I did get it working, but it required a database change ... and I didn't want to go mucking with the table structure leading up to Denver ... and Munich ... and Sydney ... and Feature freeze ... and Feature freeze II ... you get the idea.

I think the D7 drupal.org upgrade might be an opportune time to make any table changes that are needed for this, and some other potential low-hanging PIFT fruit.

boombatower’s picture

Sure. Also sounds scarily familiar.

xjm’s picture

Awesome. <3

One note I had (hopefully this isn't too much in the weeds at this point) was about this:

While testing is a time-consuming process, simply verifying whether a patch still applies is much less resource-intensive ... running an 'patch conflict' detection script on a daily basis (and automatically flagging those which need reroll) should be more feasible than a full test run.

I'm somewhat hesitant about this unless we expose the last time the full test suite ran, and were careful to communicate that "this applies" ≠ "ship it". The reason is that there can be patches that still apply, but break stuff. (5-10% ish of patches that are at least two weeks old in my one datapoint above.) :)

Thanks!

jthorson’s picture

Re #8: True ... the intent would be to flag 'this no longer applies' patches, and do nothing with the ones that still do.

jthorson’s picture

Issue summary: View changes

Updated issue summary.

yesct’s picture

I think if it does apply, we *do* want to know if it still passes tests.

yesct’s picture

Issue summary: View changes

Removing myself from the author field so that I can unfollow issues. --xjm

jthorson’s picture

Adding Dev Tools Priority tag.

mgifford’s picture

Coming from #2201839: Remind Folks About Proper Protocol for Retesting Issues in on Confirmation Page I'm trying to think about how to best address this.

I very much believe that computer time is abundant and people time is scarce.

The more we can count on bots to retest stale patches, the faster we can have have people re-roll the patches and submit them again.

I remember a DrupalCon Panel about git ages ago with discussions about mythical adoptions of unicorn, pegasus & pegacorn systems. The vision at that time was that we could potentially build systems such that we didn't need to re-build patches all the time simply because Core changed. That seems to have been harder to implement than it was to dream about.

Anyways, we can do a lot to shape human behavior, but we also need to be investing in infrastructure such that we can rely on computers for what they are good for.

Do we need to put more CPU's towards solving this? It would be useful to see how long the issue queue wait line is.
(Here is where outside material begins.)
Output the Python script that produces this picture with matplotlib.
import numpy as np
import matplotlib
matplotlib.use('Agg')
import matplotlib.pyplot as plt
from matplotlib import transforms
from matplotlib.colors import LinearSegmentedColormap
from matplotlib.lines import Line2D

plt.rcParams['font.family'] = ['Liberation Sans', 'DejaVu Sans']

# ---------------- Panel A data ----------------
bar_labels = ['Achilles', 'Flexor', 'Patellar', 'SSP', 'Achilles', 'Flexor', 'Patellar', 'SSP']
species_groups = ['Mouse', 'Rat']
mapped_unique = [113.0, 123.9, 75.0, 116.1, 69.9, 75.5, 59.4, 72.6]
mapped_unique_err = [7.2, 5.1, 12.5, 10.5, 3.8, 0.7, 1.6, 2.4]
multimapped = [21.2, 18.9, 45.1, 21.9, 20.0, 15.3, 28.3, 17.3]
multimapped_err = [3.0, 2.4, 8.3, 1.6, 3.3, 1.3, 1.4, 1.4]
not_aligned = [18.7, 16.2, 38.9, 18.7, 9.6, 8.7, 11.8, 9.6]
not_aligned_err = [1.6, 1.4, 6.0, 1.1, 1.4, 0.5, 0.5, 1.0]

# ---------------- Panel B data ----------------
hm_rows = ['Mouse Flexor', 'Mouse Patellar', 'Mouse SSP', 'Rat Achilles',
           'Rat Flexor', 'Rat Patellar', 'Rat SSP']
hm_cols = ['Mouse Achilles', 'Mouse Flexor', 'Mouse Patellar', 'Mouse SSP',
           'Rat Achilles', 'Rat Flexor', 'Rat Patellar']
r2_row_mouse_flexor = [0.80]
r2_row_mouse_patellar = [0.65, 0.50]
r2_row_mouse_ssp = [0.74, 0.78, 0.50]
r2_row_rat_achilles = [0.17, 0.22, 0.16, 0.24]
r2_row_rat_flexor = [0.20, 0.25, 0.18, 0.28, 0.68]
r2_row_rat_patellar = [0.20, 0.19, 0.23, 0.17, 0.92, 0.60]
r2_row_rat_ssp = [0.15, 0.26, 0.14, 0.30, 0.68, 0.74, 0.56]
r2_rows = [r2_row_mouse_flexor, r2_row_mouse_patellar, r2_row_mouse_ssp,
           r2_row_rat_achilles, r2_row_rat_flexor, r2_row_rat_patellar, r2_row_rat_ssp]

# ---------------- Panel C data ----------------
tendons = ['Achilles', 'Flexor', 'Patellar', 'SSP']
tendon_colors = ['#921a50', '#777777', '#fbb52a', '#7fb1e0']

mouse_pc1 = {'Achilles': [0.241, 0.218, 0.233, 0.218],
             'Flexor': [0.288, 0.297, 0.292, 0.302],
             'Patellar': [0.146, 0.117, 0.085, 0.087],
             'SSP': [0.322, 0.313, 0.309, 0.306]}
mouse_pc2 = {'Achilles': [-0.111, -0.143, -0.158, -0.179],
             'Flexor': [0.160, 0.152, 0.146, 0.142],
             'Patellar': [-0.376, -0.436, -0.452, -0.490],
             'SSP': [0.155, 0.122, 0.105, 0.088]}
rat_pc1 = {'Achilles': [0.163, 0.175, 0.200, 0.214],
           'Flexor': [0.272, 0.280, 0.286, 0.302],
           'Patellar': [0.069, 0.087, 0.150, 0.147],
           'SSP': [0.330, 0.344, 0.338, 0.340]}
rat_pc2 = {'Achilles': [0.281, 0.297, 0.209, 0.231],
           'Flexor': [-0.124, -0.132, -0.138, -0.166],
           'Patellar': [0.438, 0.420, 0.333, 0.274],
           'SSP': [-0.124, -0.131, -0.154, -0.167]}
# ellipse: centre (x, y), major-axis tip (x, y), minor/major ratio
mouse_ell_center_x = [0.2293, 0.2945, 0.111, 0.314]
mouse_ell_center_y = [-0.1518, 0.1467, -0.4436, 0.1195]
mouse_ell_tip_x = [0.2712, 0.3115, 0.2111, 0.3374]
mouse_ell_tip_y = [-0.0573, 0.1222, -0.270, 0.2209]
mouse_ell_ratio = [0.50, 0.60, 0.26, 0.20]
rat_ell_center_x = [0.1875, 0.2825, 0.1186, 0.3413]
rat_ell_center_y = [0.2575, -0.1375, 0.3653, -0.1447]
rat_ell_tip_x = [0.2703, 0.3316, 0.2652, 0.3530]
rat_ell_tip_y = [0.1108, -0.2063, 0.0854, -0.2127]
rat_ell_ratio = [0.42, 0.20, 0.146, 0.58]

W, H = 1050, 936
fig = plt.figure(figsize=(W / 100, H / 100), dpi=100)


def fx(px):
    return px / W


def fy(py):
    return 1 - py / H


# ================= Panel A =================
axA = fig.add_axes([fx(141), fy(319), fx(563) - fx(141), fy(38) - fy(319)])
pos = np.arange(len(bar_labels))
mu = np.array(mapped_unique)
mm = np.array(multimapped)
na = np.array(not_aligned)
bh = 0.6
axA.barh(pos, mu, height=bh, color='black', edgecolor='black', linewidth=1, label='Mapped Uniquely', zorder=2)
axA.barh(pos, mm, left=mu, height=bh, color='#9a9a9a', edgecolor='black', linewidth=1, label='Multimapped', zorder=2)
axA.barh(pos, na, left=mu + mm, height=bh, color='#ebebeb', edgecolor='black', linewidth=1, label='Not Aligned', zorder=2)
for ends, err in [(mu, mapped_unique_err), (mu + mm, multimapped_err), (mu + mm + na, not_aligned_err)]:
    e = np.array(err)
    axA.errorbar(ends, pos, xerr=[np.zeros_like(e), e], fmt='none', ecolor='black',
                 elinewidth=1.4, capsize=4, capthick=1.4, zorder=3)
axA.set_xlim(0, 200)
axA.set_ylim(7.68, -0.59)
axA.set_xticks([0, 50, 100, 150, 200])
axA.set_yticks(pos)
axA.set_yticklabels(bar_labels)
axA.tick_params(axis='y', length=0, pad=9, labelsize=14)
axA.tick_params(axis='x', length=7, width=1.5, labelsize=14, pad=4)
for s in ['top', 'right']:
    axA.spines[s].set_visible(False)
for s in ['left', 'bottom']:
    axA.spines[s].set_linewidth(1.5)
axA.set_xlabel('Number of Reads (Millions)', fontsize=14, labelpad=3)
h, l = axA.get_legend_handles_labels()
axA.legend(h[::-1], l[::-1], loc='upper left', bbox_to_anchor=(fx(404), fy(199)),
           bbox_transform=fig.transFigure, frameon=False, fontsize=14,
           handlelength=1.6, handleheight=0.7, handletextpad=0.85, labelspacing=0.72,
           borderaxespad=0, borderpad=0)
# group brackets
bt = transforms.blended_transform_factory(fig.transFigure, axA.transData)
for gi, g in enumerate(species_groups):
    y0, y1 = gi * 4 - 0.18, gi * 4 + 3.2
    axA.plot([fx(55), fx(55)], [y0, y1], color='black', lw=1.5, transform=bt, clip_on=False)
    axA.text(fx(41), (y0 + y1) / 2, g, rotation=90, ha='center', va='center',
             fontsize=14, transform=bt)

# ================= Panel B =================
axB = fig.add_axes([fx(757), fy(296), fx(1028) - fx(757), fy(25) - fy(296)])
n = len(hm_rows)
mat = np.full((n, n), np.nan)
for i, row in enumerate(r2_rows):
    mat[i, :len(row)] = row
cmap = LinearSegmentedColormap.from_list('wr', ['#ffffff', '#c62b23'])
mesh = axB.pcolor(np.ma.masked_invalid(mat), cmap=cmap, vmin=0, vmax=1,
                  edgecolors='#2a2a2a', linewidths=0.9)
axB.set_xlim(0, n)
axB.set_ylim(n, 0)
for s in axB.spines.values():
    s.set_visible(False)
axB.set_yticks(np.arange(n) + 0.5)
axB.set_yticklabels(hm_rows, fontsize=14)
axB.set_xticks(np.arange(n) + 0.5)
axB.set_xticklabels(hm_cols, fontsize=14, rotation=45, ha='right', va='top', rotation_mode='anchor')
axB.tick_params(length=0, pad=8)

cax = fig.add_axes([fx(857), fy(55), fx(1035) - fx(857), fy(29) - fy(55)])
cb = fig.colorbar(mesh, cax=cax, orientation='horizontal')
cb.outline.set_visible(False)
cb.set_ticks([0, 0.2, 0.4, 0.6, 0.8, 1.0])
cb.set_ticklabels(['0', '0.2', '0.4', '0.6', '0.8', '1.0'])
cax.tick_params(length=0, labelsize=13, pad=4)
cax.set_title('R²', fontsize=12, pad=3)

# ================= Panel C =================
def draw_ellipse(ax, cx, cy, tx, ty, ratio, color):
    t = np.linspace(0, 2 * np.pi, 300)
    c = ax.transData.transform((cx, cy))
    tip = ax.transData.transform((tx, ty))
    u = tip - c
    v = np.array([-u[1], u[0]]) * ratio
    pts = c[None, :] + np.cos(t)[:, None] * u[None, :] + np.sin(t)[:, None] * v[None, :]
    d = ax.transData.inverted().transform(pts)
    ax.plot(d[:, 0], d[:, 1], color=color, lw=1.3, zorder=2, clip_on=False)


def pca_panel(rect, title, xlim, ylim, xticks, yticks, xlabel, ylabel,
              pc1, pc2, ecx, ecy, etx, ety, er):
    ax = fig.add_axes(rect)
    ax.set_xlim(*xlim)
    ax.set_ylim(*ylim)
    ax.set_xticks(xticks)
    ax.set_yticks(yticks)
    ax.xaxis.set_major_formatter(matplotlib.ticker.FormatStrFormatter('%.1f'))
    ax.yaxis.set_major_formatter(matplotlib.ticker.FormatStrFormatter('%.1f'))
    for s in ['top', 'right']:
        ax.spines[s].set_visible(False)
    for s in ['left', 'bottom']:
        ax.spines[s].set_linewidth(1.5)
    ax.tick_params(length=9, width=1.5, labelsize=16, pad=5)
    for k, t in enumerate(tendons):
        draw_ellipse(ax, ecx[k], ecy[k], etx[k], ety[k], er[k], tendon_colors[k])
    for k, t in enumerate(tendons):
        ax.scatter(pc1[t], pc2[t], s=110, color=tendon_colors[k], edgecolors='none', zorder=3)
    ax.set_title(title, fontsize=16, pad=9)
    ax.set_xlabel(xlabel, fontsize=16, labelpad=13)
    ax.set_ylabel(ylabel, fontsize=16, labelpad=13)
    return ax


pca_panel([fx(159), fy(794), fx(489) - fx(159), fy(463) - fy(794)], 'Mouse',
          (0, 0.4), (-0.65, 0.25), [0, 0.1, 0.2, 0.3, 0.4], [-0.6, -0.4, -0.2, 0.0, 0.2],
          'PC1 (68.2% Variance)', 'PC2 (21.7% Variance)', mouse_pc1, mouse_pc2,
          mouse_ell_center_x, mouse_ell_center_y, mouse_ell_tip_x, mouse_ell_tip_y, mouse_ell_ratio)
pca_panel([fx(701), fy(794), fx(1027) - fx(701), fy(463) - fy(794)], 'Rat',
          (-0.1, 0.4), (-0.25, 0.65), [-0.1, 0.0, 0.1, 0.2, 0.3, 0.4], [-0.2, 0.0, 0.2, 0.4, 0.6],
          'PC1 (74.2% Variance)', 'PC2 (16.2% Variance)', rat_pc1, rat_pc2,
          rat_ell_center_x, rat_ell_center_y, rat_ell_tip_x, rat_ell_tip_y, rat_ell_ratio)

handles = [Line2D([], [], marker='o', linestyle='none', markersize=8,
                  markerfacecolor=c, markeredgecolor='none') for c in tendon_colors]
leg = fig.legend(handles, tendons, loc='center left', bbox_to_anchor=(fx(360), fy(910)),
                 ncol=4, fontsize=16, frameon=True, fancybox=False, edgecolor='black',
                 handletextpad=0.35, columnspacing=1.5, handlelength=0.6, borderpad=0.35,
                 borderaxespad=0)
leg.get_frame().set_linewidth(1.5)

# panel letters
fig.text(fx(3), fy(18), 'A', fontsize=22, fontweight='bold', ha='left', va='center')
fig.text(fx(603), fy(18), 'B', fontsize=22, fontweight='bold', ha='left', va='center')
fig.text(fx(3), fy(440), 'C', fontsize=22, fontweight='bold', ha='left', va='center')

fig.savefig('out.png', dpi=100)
Maybe on the retest confirmation page we could actually show how many issues are sitting in the queue and the estimated time before this patch is tested.
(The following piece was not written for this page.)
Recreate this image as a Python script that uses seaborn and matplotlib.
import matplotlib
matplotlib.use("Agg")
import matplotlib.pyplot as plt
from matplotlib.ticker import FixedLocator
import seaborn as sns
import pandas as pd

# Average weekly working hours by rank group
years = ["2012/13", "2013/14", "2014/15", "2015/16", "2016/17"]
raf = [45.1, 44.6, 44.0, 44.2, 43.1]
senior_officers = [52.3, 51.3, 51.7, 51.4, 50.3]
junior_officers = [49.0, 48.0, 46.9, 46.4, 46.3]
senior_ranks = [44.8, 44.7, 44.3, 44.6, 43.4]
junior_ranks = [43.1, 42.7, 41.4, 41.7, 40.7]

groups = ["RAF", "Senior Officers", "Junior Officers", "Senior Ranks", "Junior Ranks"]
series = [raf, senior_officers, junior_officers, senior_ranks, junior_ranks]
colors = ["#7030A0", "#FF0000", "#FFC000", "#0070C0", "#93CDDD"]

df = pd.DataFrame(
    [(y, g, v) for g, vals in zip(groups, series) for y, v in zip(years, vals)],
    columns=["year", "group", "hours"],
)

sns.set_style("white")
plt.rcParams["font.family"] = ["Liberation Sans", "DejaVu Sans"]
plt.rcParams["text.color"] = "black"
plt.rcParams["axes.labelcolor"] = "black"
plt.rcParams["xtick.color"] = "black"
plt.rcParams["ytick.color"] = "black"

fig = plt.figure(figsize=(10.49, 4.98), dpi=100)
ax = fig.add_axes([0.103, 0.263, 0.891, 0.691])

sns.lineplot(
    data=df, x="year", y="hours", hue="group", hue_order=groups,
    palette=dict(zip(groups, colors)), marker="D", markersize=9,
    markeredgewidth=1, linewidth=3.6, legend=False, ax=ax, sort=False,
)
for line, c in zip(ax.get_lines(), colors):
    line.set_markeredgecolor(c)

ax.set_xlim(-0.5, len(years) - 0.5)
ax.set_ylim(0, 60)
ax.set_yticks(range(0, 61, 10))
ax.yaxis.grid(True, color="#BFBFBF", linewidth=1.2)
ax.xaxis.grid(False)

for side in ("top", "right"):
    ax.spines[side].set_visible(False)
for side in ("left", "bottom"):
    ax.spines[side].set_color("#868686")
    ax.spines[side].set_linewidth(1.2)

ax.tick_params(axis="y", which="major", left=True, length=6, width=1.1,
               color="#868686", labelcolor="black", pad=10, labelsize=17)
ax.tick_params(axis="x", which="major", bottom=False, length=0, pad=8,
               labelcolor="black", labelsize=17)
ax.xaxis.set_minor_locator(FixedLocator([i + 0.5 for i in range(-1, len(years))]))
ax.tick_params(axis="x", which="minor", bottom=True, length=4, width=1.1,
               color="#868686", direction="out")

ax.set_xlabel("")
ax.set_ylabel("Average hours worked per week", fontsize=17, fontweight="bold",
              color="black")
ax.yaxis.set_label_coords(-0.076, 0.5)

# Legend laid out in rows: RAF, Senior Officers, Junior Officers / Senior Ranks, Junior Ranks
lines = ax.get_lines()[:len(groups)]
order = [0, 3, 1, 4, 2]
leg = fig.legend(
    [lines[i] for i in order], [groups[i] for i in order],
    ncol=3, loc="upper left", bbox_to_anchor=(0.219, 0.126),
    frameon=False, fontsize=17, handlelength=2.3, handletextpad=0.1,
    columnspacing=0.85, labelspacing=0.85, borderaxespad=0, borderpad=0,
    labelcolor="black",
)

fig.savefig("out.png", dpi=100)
Seeing the load on the servers and the length of the queue would matter. Right now though I never would have known that it were so high. 10 minutes per test?

jthorson’s picture

This implementation is already under development, and is next on the testbot priority list (once we unblock patch testing on PHP 5.4).

Automatic patch conflict detection and reroll is also on the roadmap for the next generation of the automated testing infrastructure. It's not the case that it's much harder to implement ... it's more due to the fact that the group of people supporting (and developing) the testing infrastructure has averaged about half a body for the last number of years.
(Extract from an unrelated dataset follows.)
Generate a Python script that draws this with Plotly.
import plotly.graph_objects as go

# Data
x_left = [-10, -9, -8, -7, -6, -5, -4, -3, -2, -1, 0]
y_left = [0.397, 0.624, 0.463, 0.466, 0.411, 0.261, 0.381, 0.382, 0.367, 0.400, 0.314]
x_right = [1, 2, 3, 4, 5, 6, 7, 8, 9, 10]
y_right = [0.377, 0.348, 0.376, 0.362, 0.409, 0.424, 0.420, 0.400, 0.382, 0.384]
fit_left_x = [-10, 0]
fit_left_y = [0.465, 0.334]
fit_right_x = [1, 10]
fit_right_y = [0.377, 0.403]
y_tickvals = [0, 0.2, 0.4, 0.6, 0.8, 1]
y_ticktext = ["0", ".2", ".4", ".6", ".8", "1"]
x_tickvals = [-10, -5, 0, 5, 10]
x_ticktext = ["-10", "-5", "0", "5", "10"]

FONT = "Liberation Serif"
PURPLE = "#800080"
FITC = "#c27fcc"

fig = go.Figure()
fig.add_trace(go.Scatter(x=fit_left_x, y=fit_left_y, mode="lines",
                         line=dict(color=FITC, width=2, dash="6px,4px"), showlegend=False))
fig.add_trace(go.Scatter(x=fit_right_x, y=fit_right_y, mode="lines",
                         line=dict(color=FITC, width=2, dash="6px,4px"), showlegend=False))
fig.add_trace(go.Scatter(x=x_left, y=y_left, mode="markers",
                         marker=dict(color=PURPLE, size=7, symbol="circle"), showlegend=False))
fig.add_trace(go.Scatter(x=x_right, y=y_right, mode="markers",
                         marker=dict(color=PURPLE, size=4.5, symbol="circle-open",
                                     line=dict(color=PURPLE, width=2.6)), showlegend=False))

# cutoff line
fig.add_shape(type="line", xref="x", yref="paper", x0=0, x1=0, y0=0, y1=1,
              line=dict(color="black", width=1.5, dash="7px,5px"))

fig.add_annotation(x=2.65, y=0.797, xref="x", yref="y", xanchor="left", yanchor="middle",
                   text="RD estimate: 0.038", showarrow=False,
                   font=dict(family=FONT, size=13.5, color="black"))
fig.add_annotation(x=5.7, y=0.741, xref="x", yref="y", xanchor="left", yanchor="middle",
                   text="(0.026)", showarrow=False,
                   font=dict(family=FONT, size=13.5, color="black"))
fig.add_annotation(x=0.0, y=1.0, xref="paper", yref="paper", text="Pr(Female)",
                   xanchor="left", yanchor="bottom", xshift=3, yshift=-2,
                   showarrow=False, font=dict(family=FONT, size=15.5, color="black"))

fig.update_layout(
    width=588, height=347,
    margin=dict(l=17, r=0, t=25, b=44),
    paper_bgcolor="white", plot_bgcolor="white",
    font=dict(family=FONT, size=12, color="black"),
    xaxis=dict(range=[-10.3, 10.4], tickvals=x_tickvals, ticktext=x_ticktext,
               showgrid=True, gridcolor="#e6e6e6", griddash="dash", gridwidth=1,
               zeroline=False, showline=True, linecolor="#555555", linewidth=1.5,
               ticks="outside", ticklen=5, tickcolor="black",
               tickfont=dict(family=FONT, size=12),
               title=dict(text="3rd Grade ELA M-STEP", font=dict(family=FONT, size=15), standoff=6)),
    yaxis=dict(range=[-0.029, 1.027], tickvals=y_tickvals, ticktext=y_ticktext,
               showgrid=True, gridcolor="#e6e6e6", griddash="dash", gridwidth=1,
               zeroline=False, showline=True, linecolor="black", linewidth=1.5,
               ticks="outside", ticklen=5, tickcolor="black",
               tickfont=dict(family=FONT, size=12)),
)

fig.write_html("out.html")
The issue queue size is available on qa.drupal.org. On any particular day, we have outstanding capacity available to be used ... the typical wait time to start testing is ~2 min, and the typical test run time is ~2 hours. Some historical metrics on the testbot queue are available at https://groups.drupal.org/node/372153

mgifford’s picture

Thanks @jthorson

Really like the graphs!

jthorson’s picture

jthorson’s picture

Currently retesting passed RTBC patches every 24 hours. Tests are re-queued at a rate of up to 5 per every 15 minutes ... this may be subject to tweaking as we monitor the testbot queue.

xano’s picture

jthorson++++++++++++++++++++++++ and puppies!

Status: Fixed » Closed (fixed)

Automatically closed - issue fixed for 2 weeks with no activity.